I’ve recently been doing some reminiscing. Maybe I can expect this to happen more often now that I’m over 40. The more I have behind me in my life journey, the more fun stuff there is to rummage through.
For whatever reason, today I remembered what it felt like to read a particular book by Tom Beaudouin. I think the year was 1998. I had joined the church for the first time months before, and in doing so found myself in this strange new world. It fascinated me in many ways, and it was good for me with where I was at. I did a lot of growing there. Still, “my world” of the outside seemed very different than that of the inside of this institution. And in many respects, it seemed that stuff was happening on the outside that might have been spiritually healthier than on the inside.

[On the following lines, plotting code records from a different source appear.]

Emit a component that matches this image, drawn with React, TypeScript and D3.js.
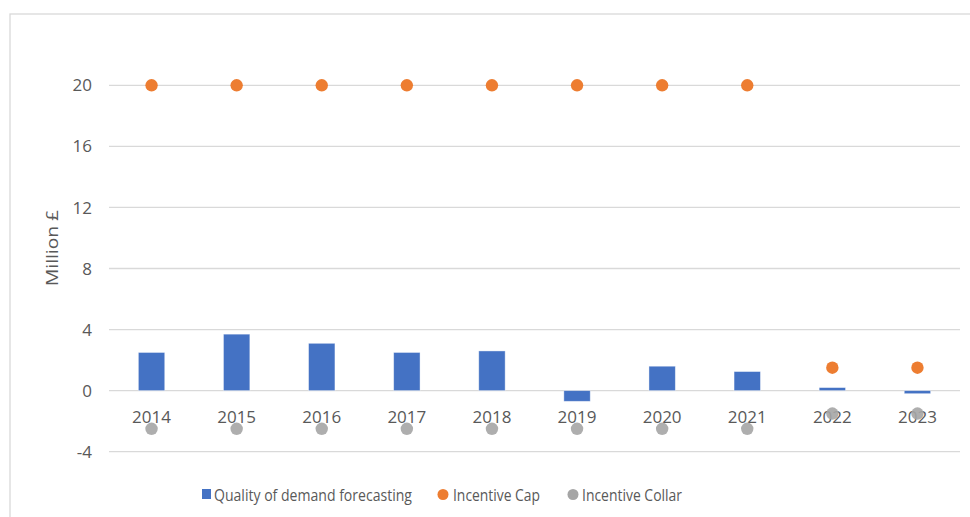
import React from "react";
import * as d3 from "d3";

const years = ["2014", "2015", "2016", "2017", "2018", "2019", "2020", "2021", "2022", "2023"];
const forecasting = [2.5, 3.7, 3.1, 2.5, 2.6, -0.7, 1.6, 1.25, 0.2, -0.2];
const incentiveCap = [20, 20, 20, 20, 20, 20, 20, 20, 1.5, 1.5];
const incentiveCollar = [-2.5, -2.5, -2.5, -2.5, -2.5, -2.5, -2.5, -2.5, -1.5, -1.5];
const yTicks = [-4, 0, 4, 8, 12, 16, 20];
const seriesNames = ["Quality of demand forecasting", "Incentive Cap", "Incentive Collar"];

const W = 970;
const H = 517;
const FONT = "'Open Sans', 'Segoe UI', sans-serif";
const FS = 17;
const TXT = "#595959";

export default function App() {
  const x = d3.scaleBand<string>().domain(years).range([109, 960]).paddingInner(0).paddingOuter(0);
  const y = d3.scaleLinear().domain([-4, 20]).range([451.7, 85.3]);
  const bw = x.bandwidth() * 0.31;

  return (
    <svg width={W} height={H} style={{ position: "absolute", left: 0, top: 0 }}>
      <rect x={0} y={0} width={W} height={H} fill="#fff" />
      <rect x={10} y={14} width={W + 20} height={H + 20} fill="#fff" stroke="#d9d9d9" strokeWidth={1.3} />
      {yTicks.map((t) => (
        <g key={t}>
          <line x1={109} x2={960} y1={y(t)} y2={y(t)} stroke="#d9d9d9" strokeWidth={1.3} />
          <text x={92} y={y(t)} dy="0.36em" textAnchor="end" fontFamily={FONT} fontSize={FS} fill={TXT}>
            {t}
          </text>
        </g>
      ))}
      {years.map((yr, i) => {
        const v = forecasting[i];
        const cx = (x(yr) as number) + x.bandwidth() / 2;
        return (
          <rect
            key={yr}
            x={cx - bw / 2}
            y={Math.min(y(v), y(0))}
            width={bw}
            height={Math.abs(y(v) - y(0))}
            fill="#4472C4"
            stroke="#ffffff"
            strokeOpacity={0.5}
            strokeWidth={0.8}
          />
        );
      })}
      {years.map((yr) => (
        <text
          key={"l" + yr}
          x={(x(yr) as number) + x.bandwidth() / 2}
          y={417}
          dy="0.36em"
          textAnchor="middle"
          fontFamily={FONT}
          fontSize={FS}
          fill={TXT}
        >
          {yr}
        </text>
      ))}
      {years.map((yr, i) => (
        <circle key={"c" + yr} cx={(x(yr) as number) + x.bandwidth() / 2} cy={y(incentiveCap[i])} r={6.2} fill="#ED7D31" />
      ))}
      {years.map((yr, i) => (
        <circle key={"k" + yr} cx={(x(yr) as number) + x.bandwidth() / 2} cy={y(incentiveCollar[i])} r={6.2} fill="#A5A5A5" fillOpacity={0.9} />
      ))}
      <text
        transform="translate(52,248) rotate(-90)"
        dy="0.36em"
        textAnchor="middle"
        fontFamily={FONT}
        fontSize={FS}
        fill={TXT}
        textLength={76}
        lengthAdjust="spacingAndGlyphs"
      >
        Million £
      </text>
      <g fontFamily={FONT} fontSize={FS} fill={TXT}>
        <rect x={202} y={489} width={9} height={10} fill="#4472C4" />
        <text x={214} y={495} dy="0.36em" textLength={198} lengthAdjust="spacingAndGlyphs">{seriesNames[0]}</text>
        <circle cx={443} cy={494.5} r={5.5} fill="#ED7D31" />
        <text x={453} y={495} dy="0.36em" textLength={87} lengthAdjust="spacingAndGlyphs">{seriesNames[1]}</text>
        <circle cx={573} cy={494.5} r={5.5} fill="#A5A5A5" />
        <text x={582} y={495} dy="0.36em" textLength={100} lengthAdjust="spacingAndGlyphs">{seriesNames[2]}</text>
      </g>
    </svg>
  );
}
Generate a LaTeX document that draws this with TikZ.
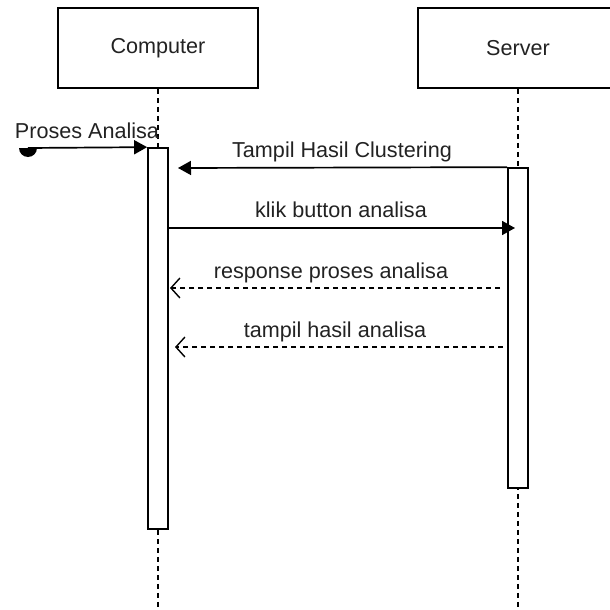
\documentclass[tikz,border=0pt]{standalone}
\usepackage{fontspec}
\setmainfont{Liberation Sans}
\usetikzlibrary{arrows.meta}
\definecolor{ink}{HTML}{222222}

\begin{document}
\begin{tikzpicture}[x=1pt, y=-1pt,
    actor/.style={draw, line width=1.7pt, minimum width=200pt, minimum height=80pt,
                  inner sep=0pt, font=\fontsize{21.6}{24}\selectfont, text=ink},
    actbar/.style={draw, fill=white, line width=1.7pt, minimum width=20pt, inner sep=0pt},
    life/.style={line width=1.7pt, dash pattern=on 5.4pt off 3.6pt},
    call/.style={line width=1.7pt, -{Triangle[length=13pt, width=14pt]}},
    reply/.style={line width=1.4pt, dash pattern=on 5.4pt off 3.6pt,
                  -{Straight Barb[length=9pt, width=20pt, line width=1.4pt]}},
    msglbl/.style={anchor=base, inner sep=0pt, font=\fontsize{21.6}{24}\selectfont, text=ink}
  ]
    \useasboundingbox (0,0) rectangle (610,610);

    % lifeline heads
    \node[actor] (computer) at (158,48) {Computer};
    \node[actor] (server) at (518,48) {Server};

    % lifelines
    \coordinate (cmpend) at (158,612);
    \coordinate (srvend) at (518,612);
    \draw[life] (computer.south) -- (cmpend);
    \draw[life] (server.south) -- (srvend);

    % activations
    \node[actbar, minimum height=381pt] (cmpbar) at (158,338.5) {};
    \node[actbar, minimum height=320pt] (srvbar) at (518,328) {};

    % found message
    \coordinate (found) at (28,148);
    \fill (found) ++(-9,0) arc[start angle=180, end angle=360, radius=9pt] -- cycle;
    \draw[call] (found) -- (cmpbar.north west);
    \node[msglbl] (lblfound) at (87,138) {Proses Analisa};

    % messages
    \coordinate (m1) at (178,168);
    \draw[call] (srvbar.north west) -- (m1);
    \node[msglbl] (lbl1) at (342,157) {Tampil Hasil Clustering};

    \coordinate (m2a) at (168,228);
    \coordinate (m2b) at (515,228);
    \draw[call] (m2a) -- (m2b);
    \node[msglbl] (lbl2) at (341,217) {klik button analisa};

    \coordinate (m3a) at (500,288);
    \coordinate (m3b) at (170,288);
    \draw[reply] (m3a) -- (m3b);
    \node[msglbl] (lbl3) at (331,278) {response proses analisa};

    \coordinate (m4a) at (503,347);
    \coordinate (m4b) at (175,347);
    \draw[reply] (m4a) -- (m4b);
    \node[msglbl] (lbl4) at (335,337) {tampil hasil analisa};
  \end{tikzpicture}
\end{document}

Beaudouin went far to validate that sense. In Virtual Faith: Generation X and the Quest for Irreverant Spirituality (and yes, my screenname is a tip of the hat to Beaudouin), he argued that the gritty, angst-ridden counter-institutional spiritual movement was a prophetic indictment of an institutionalized religion that had grossly missed the point. I would say for one to actually get this, one has to understand that there truly is a category of people who are “spiritual, but not religious.” And, from my experience, many in the church do not. It has been my contact with the church through the years that strengthens the validation of Beaudouin’s claim.
Institutionalized Christianity simply has an emphasis that can’t function well with the individualism of the non-religious. For the institution, everything that is of importance is “corporate.” Corporate worship. Corporate meals. Corporate mission. Indeed, the Church is the Body of Christ, the Communion of Saints, etc. Perhaps nothing illustrates how much the corporate reality dominates more so than the sacraments: baptism and communion.
While in seminary, we read an atrocious theology book by Alister McGrath (whom I consider to be a terrible theologian perhaps best left unread). In it, he argued that there were two basic types of theology, personal and corporate. Of the two, only corporate theology is authoritative.
This seems to be exactly Beaudouin’s point. It is this very mentality about spirituality (which really can’t be distanced from theology, since that is little more than how we think about and articulate our spirituality), that the non-religious spirituals prophecy against. He separates out the corporate “sacraments” and the personal “sacramentals.” The distinction is important. Sacraments are clean, communal, abstract expressions of faith. Sacramentals, on the other hand, are about what I will call “real” spiritual life. It’s what spiritual life is like when the rubber hits the road. It’s messy. It’s imprecise. And it finds expression through such things as music videos, tattoos, kitsch, and bling. Contrary to what McGrath would have us believe, it is the personal spirituality, embodied in the sacramentals, that is truly authoritative as it speaks to and from an authentic individualized human quest for something more, rather than some abstract idea of what should be.
We have all heard about the dangers of “empty ritual.” Ritual doesn’t have to be empty. Personally, I love sacraments and sacramentals both. They speak to me in somewhat different ways. I adore the formal liturgy of communal engagement. There’s a power atmosphere there unique to that kind of event. But what makes ritual meaningful is the extent to which it is born of one’s personal experience, the extent to which it resonates with one’s own faith journey, the extent to which it is personalized. By definition, sacramentals will always have more depth, even if the church is unable to perceive that.
Great post! I believe that religion/spirituality should be always personal, because, like you say, that's where the rubber meets the road. But it should never be private. We have an intrinsic need to share our spirituality with others, to learn and to grow as individuals supported by a community.
On the other hand, I also think that the institutional church, for all its "reforms," still follows the old paradigm of Rome, and if we truly want to evolve as a spiritual community we will have to learn how to leave that behind us.
Thanks for the kind words. I think we need a new, counter-institutional saying: "When in Rome, _______________." Drat! My wit failed me; I came up blank.